AIM
Word for word, transcribe the lines below and drop the pictures.
# # # # #
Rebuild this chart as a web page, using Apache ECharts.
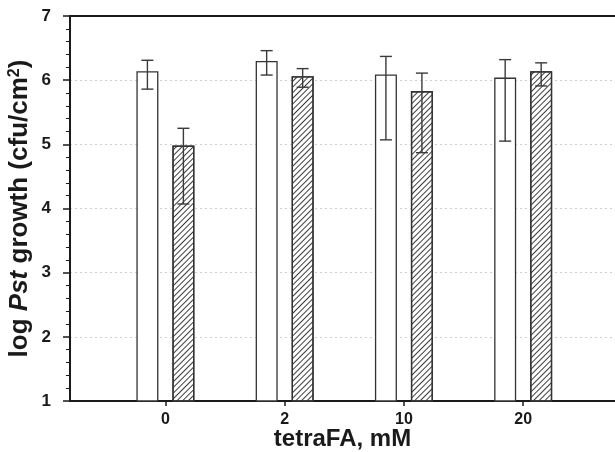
<!DOCTYPE html>
<html><head><meta charset="utf-8">
<script src="https://cdn.jsdelivr.net/npm/echarts@6/dist/echarts.min.js"></script>
<style>html,body{margin:0;padding:0;background:#fff}#c{width:615px;height:452px}</style>
</head><body><div id="c"></div>
<script>
// ---- data ----
const categories = ['0', '2', '10', '20'];
const positions = [1, 2, 3, 4];
const controlMean = [6.14, 6.30, 6.09, 6.04];
const controlLow  = [5.86, 6.08, 5.07, 5.05];
const controlHigh = [6.31, 6.46, 6.37, 6.32];
const treatedMean = [4.98, 6.06, 5.83, 6.14];
const treatedLow  = [4.07, 5.89, 4.87, 5.91];
const treatedHigh = [5.25, 6.18, 6.11, 6.27];
const yMin = 1, yMax = 7, yStep = 1;

// ---- styling constants ----
const BAR_W = 22, BAR_GAP = 14;
const OFFSET = (BAR_W + BAR_GAP) / 2;
const FONT = 'Liberation Sans, Arial, sans-serif';
const INK = '#1a1a1a';

const chart = echarts.init(document.getElementById('c'), null, {renderer: 'canvas'});

function errRender(offset) {
  return function (params, api) {
    const x = api.value(0), lo = api.value(1), hi = api.value(2);
    const pHi = api.coord([x, hi]);
    const pLo = api.coord([x, lo]);
    const cx = pHi[0] + offset;
    const cap = 6;
    const st = {stroke: '#3a3a3a', lineWidth: 1.4};
    return {
      type: 'group',
      children: [
        {type: 'line', shape: {x1: cx, y1: pHi[1], x2: cx, y2: pLo[1]}, style: st},
        {type: 'line', shape: {x1: cx - cap, y1: pHi[1], x2: cx + cap, y2: pHi[1]}, style: st},
        {type: 'line', shape: {x1: cx - cap, y1: pLo[1], x2: cx + cap, y2: pLo[1]}, style: st}
      ]
    };
  };
}

const option = {
  animation: false,
  backgroundColor: '#fff',
  grid: {left: 70, right: 0, top: 16, bottom: 51, containLabel: false, outerBoundsMode: 'none'},
  xAxis: [{
    type: 'value', min: 0.2, max: 4.77,
    name: 'tetraFA, mM', nameLocation: 'middle', nameGap: 26, nameMoveOverlap: false,
    nameTextStyle: {fontFamily: FONT, fontWeight: 'bold', fontSize: 24, color: INK},
    axisLine: {show: true, lineStyle: {color: INK, width: 2}},
    axisTick: {show: true, length: 5, lineStyle: {color: INK, width: 1.5}, customValues: positions},
    axisLabel: {fontFamily: FONT, fontWeight: 'bold', fontSize: 16, color: INK, margin: 11,
      customValues: positions,
      formatter: function (v) { const i = positions.indexOf(v); return i >= 0 ? categories[i] : ''; }},
    splitLine: {show: false}
  }, {
    type: 'value', min: 0.2, max: 4.77, position: 'top',
    axisLine: {show: true, lineStyle: {color: INK, width: 2}},
    axisTick: {show: false}, axisLabel: {show: false}, splitLine: {show: false}
  }],
  yAxis: {
    type: 'value', min: yMin, max: yMax, interval: yStep,
    name: 'log {i|Pst} growth (cfu/cm{s|2})', nameLocation: 'middle', nameGap: 37, nameMoveOverlap: false,
    nameTextStyle: {fontFamily: FONT, fontWeight: 'bold', fontSize: 26, color: INK,
      rich: {
        i: {fontFamily: FONT, fontWeight: 'bold', fontStyle: 'italic', fontSize: 26, color: INK},
        s: {fontFamily: FONT, fontWeight: 'bold', fontSize: 16, color: INK, verticalAlign: 'top'}
      }},
    axisLine: {show: true, lineStyle: {color: INK, width: 2}},
    axisTick: {show: true, length: 7, lineStyle: {color: INK, width: 1.5}},
    minorTick: {show: true, splitNumber: 5, length: 4, lineStyle: {color: INK, width: 1}},
    axisLabel: {fontFamily: FONT, fontWeight: 'bold', fontSize: 17, color: INK, margin: 19},
    splitLine: {show: true, lineStyle: {color: '#cfcfcf', type: [2, 3], width: 1}},
    minorSplitLine: {show: false}
  },
  series: [{
    type: 'bar', name: 'control',
    data: positions.map((p, i) => [p, controlMean[i]]),
    barWidth: BAR_W, barGap: (BAR_GAP / BAR_W * 100).toFixed(1) + '%',
    itemStyle: {color: '#fff', borderColor: '#333', borderWidth: 1.3},
    z: 2
  }, {
    type: 'bar', name: 'tetraFA',
    data: positions.map((p, i) => [p, treatedMean[i]]),
    barWidth: BAR_W,
    itemStyle: {color: '#fff', borderColor: '#333', borderWidth: 1.3,
      decal: {symbol: 'rect', symbolSize: 1, dashArrayX: [1, 0], dashArrayY: [1, 2.4],
        rotation: -Math.PI / 4, color: 'rgba(40,40,40,0.9)', backgroundColor: null}},
    z: 2
  }, {
    type: 'custom', name: 'controlErr', renderItem: errRender(-OFFSET),
    data: positions.map((p, i) => [p, controlLow[i], controlHigh[i]]),
    encode: {x: 0, y: [1, 2]}, z: 3
  }, {
    type: 'custom', name: 'treatedErr', renderItem: errRender(OFFSET),
    data: positions.map((p, i) => [p, treatedLow[i], treatedHigh[i]]),
    encode: {x: 0, y: [1, 2]}, z: 3
  }]
};
chart.setOption(option);
</script></body></html>
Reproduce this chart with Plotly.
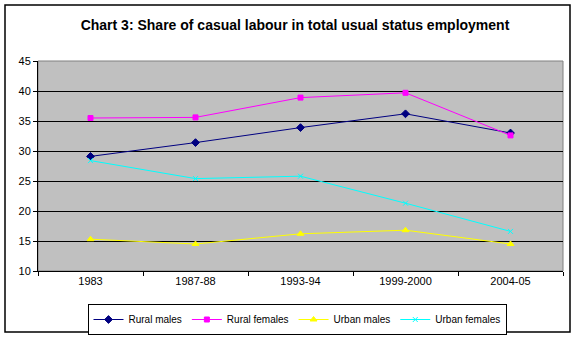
# # # # #
FINAL RESULT
Rebuild this chart as a web page, using Apache ECharts.
<!DOCTYPE html>
<html><head><meta charset="utf-8">
<script src="https://cdn.jsdelivr.net/npm/echarts@6/dist/echarts.min.js"></script>
<style>html,body{margin:0;padding:0;background:#fff}#c{width:615px;height:452px}</style>
</head><body><div id="c"></div>
<script>
// ---- data ----
const categories = ['0', '2', '10', '20'];
const positions = [1, 2, 3, 4];
const controlMean = [6.14, 6.30, 6.09, 6.04];
const controlLow  = [5.86, 6.08, 5.07, 5.05];
const controlHigh = [6.31, 6.46, 6.37, 6.32];
const treatedMean = [4.98, 6.06, 5.83, 6.14];
const treatedLow  = [4.07, 5.89, 4.87, 5.91];
const treatedHigh = [5.25, 6.18, 6.11, 6.27];
const yMin = 1, yMax = 7, yStep = 1;

// ---- styling constants ----
const BAR_W = 22, BAR_GAP = 14;
const OFFSET = (BAR_W + BAR_GAP) / 2;
const FONT = 'Liberation Sans, Arial, sans-serif';
const INK = '#1a1a1a';

const chart = echarts.init(document.getElementById('c'), null, {renderer: 'canvas'});

function errRender(offset) {
  return function (params, api) {
    const x = api.value(0), lo = api.value(1), hi = api.value(2);
    const pHi = api.coord([x, hi]);
    const pLo = api.coord([x, lo]);
    const cx = pHi[0] + offset;
    const cap = 6;
    const st = {stroke: '#3a3a3a', lineWidth: 1.4};
    return {
      type: 'group',
      children: [
        {type: 'line', shape: {x1: cx, y1: pHi[1], x2: cx, y2: pLo[1]}, style: st},
        {type: 'line', shape: {x1: cx - cap, y1: pHi[1], x2: cx + cap, y2: pHi[1]}, style: st},
        {type: 'line', shape: {x1: cx - cap, y1: pLo[1], x2: cx + cap, y2: pLo[1]}, style: st}
      ]
    };
  };
}

const option = {
  animation: false,
  backgroundColor: '#fff',
  grid: {left: 70, right: 0, top: 16, bottom: 51, containLabel: false, outerBoundsMode: 'none'},
  xAxis: [{
    type: 'value', min: 0.2, max: 4.77,
    name: 'tetraFA, mM', nameLocation: 'middle', nameGap: 26, nameMoveOverlap: false,
    nameTextStyle: {fontFamily: FONT, fontWeight: 'bold', fontSize: 24, color: INK},
    axisLine: {show: true, lineStyle: {color: INK, width: 2}},
    axisTick: {show: true, length: 5, lineStyle: {color: INK, width: 1.5}, customValues: positions},
    axisLabel: {fontFamily: FONT, fontWeight: 'bold', fontSize: 16, color: INK, margin: 11,
      customValues: positions,
      formatter: function (v) { const i = positions.indexOf(v); return i >= 0 ? categories[i] : ''; }},
    splitLine: {show: false}
  }, {
    type: 'value', min: 0.2, max: 4.77, position: 'top',
    axisLine: {show: true, lineStyle: {color: INK, width: 2}},
    axisTick: {show: false}, axisLabel: {show: false}, splitLine: {show: false}
  }],
  yAxis: {
    type: 'value', min: yMin, max: yMax, interval: yStep,
    name: 'log {i|Pst} growth (cfu/cm{s|2})', nameLocation: 'middle', nameGap: 37, nameMoveOverlap: false,
    nameTextStyle: {fontFamily: FONT, fontWeight: 'bold', fontSize: 26, color: INK,
      rich: {
        i: {fontFamily: FONT, fontWeight: 'bold', fontStyle: 'italic', fontSize: 26, color: INK},
        s: {fontFamily: FONT, fontWeight: 'bold', fontSize: 16, color: INK, verticalAlign: 'top'}
      }},
    axisLine: {show: true, lineStyle: {color: INK, width: 2}},
    axisTick: {show: true, length: 7, lineStyle: {color: INK, width: 1.5}},
    minorTick: {show: true, splitNumber: 5, length: 4, lineStyle: {color: INK, width: 1}},
    axisLabel: {fontFamily: FONT, fontWeight: 'bold', fontSize: 17, color: INK, margin: 19},
    splitLine: {show: true, lineStyle: {color: '#cfcfcf', type: [2, 3], width: 1}},
    minorSplitLine: {show: false}
  },
  series: [{
    type: 'bar', name: 'control',
    data: positions.map((p, i) => [p, controlMean[i]]),
    barWidth: BAR_W, barGap: (BAR_GAP / BAR_W * 100).toFixed(1) + '%',
    itemStyle: {color: '#fff', borderColor: '#333', borderWidth: 1.3},
    z: 2
  }, {
    type: 'bar', name: 'tetraFA',
    data: positions.map((p, i) => [p, treatedMean[i]]),
    barWidth: BAR_W,
    itemStyle: {color: '#fff', borderColor: '#333', borderWidth: 1.3,
      decal: {symbol: 'rect', symbolSize: 1, dashArrayX: [1, 0], dashArrayY: [1, 2.4],
        rotation: -Math.PI / 4, color: 'rgba(40,40,40,0.9)', backgroundColor: null}},
    z: 2
  }, {
    type: 'custom', name: 'controlErr', renderItem: errRender(-OFFSET),
    data: positions.map((p, i) => [p, controlLow[i], controlHigh[i]]),
    encode: {x: 0, y: [1, 2]}, z: 3
  }, {
    type: 'custom', name: 'treatedErr', renderItem: errRender(OFFSET),
    data: positions.map((p, i) => [p, treatedLow[i], treatedHigh[i]]),
    encode: {x: 0, y: [1, 2]}, z: 3
  }]
};
chart.setOption(option);
</script></body></html>
Reproduce this chart with Plotly.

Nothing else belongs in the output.